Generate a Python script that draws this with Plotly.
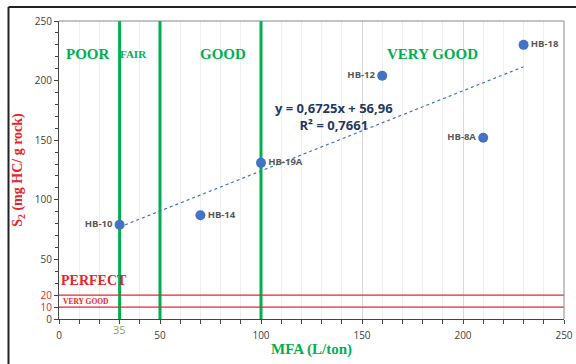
import plotly.graph_objects as go

# Data
wells = ["HB-10", "HB-14", "HB-19A", "HB-12", "HB-8A", "HB-18"]
mfa = [30, 70, 100, 160, 210, 230]
s2 = [79, 87, 131, 204, 152, 230]
label_pos = ["middle left", "middle right", "middle right", "middle left", "middle left", "middle right"]

trend_slope = 0.6725
trend_intercept = 56.96
trend_x = [30, 230]
r_squared = "0,7661"

class_bounds_x = [30, 50, 100]
class_labels_x = ["POOR", "FAIR", "GOOD", "VERY GOOD"]
class_label_xpos = [14, 37, 81, 185]
class_label_size = [15, 11, 15, 15]

class_bounds_y = [10, 20]

x_range = [0, 250]
y_range = [0, 250]
y_ticks = [0, 10, 20, 50, 100, 150, 200, 250]

GREEN = "#00B050"
RED = "#E8242B"
BLUE = "#4472C4"
SERIF = "Liberation Serif"
SANS = "Open Sans"

fig = go.Figure()

# Class boundary lines (as traces so they sit above gridlines, below points)
for xb in class_bounds_x:
    fig.add_trace(go.Scatter(x=[xb, xb], y=y_range, mode="lines",
                             line=dict(color=GREEN, width=3),
                             hoverinfo="skip", showlegend=False))
for yb in class_bounds_y:
    fig.add_trace(go.Scatter(x=x_range, y=[yb, yb], mode="lines",
                             line=dict(color=RED, width=1.2),
                             hoverinfo="skip", showlegend=False))

# Trendline
trend_y = [trend_slope * x + trend_intercept for x in trend_x]
fig.add_trace(go.Scatter(x=trend_x, y=trend_y, mode="lines",
                         line=dict(color=BLUE, width=1.2, dash="dot"),
                         hoverinfo="skip", showlegend=False))

# Points
fig.add_trace(go.Scatter(x=mfa, y=s2, mode="markers+text",
                         text=[f"<b>{w}</b>" for w in wells],
                         textposition=label_pos,
                         textfont=dict(family=SANS, size=9.5, color="#595959"),
                         marker=dict(color=BLUE, size=10),
                         cliponaxis=False, showlegend=False))

shapes = []
# outer frame
shapes.append(dict(type="line", xref="paper", yref="paper", x0=-0.1, x1=1.03, y0=1.047, y1=1.047,
                   line=dict(color="#222222", width=2)))
shapes.append(dict(type="line", xref="paper", yref="paper", x0=-0.1, x1=-0.1, y0=1.047, y1=-0.16,
                   line=dict(color="#222222", width=2)))
# plot-area border top/right in gray
shapes.append(dict(type="line", xref="paper", yref="paper", x0=0, x1=1, y0=1, y1=1,
                   line=dict(color="#888", width=1)))
shapes.append(dict(type="line", xref="paper", yref="paper", x0=1, x1=1, y0=0, y1=1,
                   line=dict(color="#888", width=1)))

annotations = []
for lab, xp, sz in zip(class_labels_x, class_label_xpos, class_label_size):
    annotations.append(dict(x=xp, y=222, xref="x", yref="y", text=f"<b>{lab}</b>",
                            showarrow=False, font=dict(family=SERIF, size=sz, color=GREEN)))
annotations.append(dict(x=0, y=32, xref="x", yref="y", xanchor="left", text="<b>PERFECT</b>",
                        showarrow=False, font=dict(family=SERIF, size=14, color=RED)))
annotations.append(dict(x=1, y=15, xref="x", yref="y", xanchor="left", text="<b>VERY GOOD</b>",
                        showarrow=False, font=dict(family=SERIF, size=7.5, color=RED)))
eq_text = (f"<b>y = {str(trend_slope).replace('.', ',')}x + "
           f"{str(trend_intercept).replace('.', ',')}</b><br><b>R² = {r_squared}</b>")
annotations.append(dict(x=136, y=170, xref="x", yref="y", text=eq_text,
                        showarrow=False, align="center",
                        font=dict(family=SANS, size=13, color="#1F3864")))
annotations.append(dict(x=30, y=0, xref="x", yref="paper", yshift=-1, text="35",
                        showarrow=False, yanchor="top",
                        font=dict(family=SANS, size=11, color="#8FA85A")))

ticktext = []
for t in y_ticks:
    if t in class_bounds_y:
        ticktext.append(f'<span style="color:{RED}">{t}</span>')
    else:
        ticktext.append(str(t))

fig.update_layout(
    width=576, height=364,
    margin=dict(l=59, r=12, t=21, b=45, autoexpand=False),
    plot_bgcolor="white", paper_bgcolor="white",
    shapes=shapes, annotations=annotations,
    xaxis=dict(range=x_range, tickvals=[0, 50, 100, 150, 200, 250],
               ticks="outside", ticklen=4, tickcolor="#444",
               showline=True, linecolor="#444", linewidth=1, mirror=False,
               showgrid=True, gridcolor="#D9D9D9", gridwidth=1,
               minor=dict(dtick=10, ticks="outside", ticklen=4, tickcolor="#444",
                          showgrid=True, gridcolor="#EFEFEF"),
               tickfont=dict(family=SANS, size=10, color="#404040"),
               ticklabelstandoff=3, automargin=False,
               title=dict(text="<b>MFA (L/ton)</b>", font=dict(family=SERIF, size=15, color=GREEN),
                          standoff=2),
               zeroline=False),
    yaxis=dict(range=y_range, tickvals=y_ticks, ticktext=ticktext,
               ticks="outside", ticklen=4, tickcolor="#444",
               showline=True, linecolor="#444", linewidth=1,
               showgrid=False, automargin=False,
               minor=dict(dtick=10, ticks="outside", ticklen=3, tickcolor="#444"),
               tickfont=dict(family=SANS, size=10, color="#404040"),
               title=dict(text="<b>S<sub>2</sub> (mg HC/ g rock)</b>",
                          font=dict(family=SERIF, size=14, color=RED), standoff=8),
               zeroline=False),
)

fig.write_html("out.html")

- - - - -

**Written problem:** Extract, word for word, each line from the top of the data down to and including the line with "fig = go.Figure()"; skip the pictures.

**Complete response:**
Generate a Python script that draws this with Plotly.
import plotly.graph_objects as go

# Data
wells = ["HB-10", "HB-14", "HB-19A", "HB-12", "HB-8A", "HB-18"]
mfa = [30, 70, 100, 160, 210, 230]
s2 = [79, 87, 131, 204, 152, 230]
label_pos = ["middle left", "middle right", "middle right", "middle left", "middle left", "middle right"]

trend_slope = 0.6725
trend_intercept = 56.96
trend_x = [30, 230]
r_squared = "0,7661"

class_bounds_x = [30, 50, 100]
class_labels_x = ["POOR", "FAIR", "GOOD", "VERY GOOD"]
class_label_xpos = [14, 37, 81, 185]
class_label_size = [15, 11, 15, 15]

class_bounds_y = [10, 20]

x_range = [0, 250]
y_range = [0, 250]
y_ticks = [0, 10, 20, 50, 100, 150, 200, 250]

GREEN = "#00B050"
RED = "#E8242B"
BLUE = "#4472C4"
SERIF = "Liberation Serif"
SANS = "Open Sans"

fig = go.Figure()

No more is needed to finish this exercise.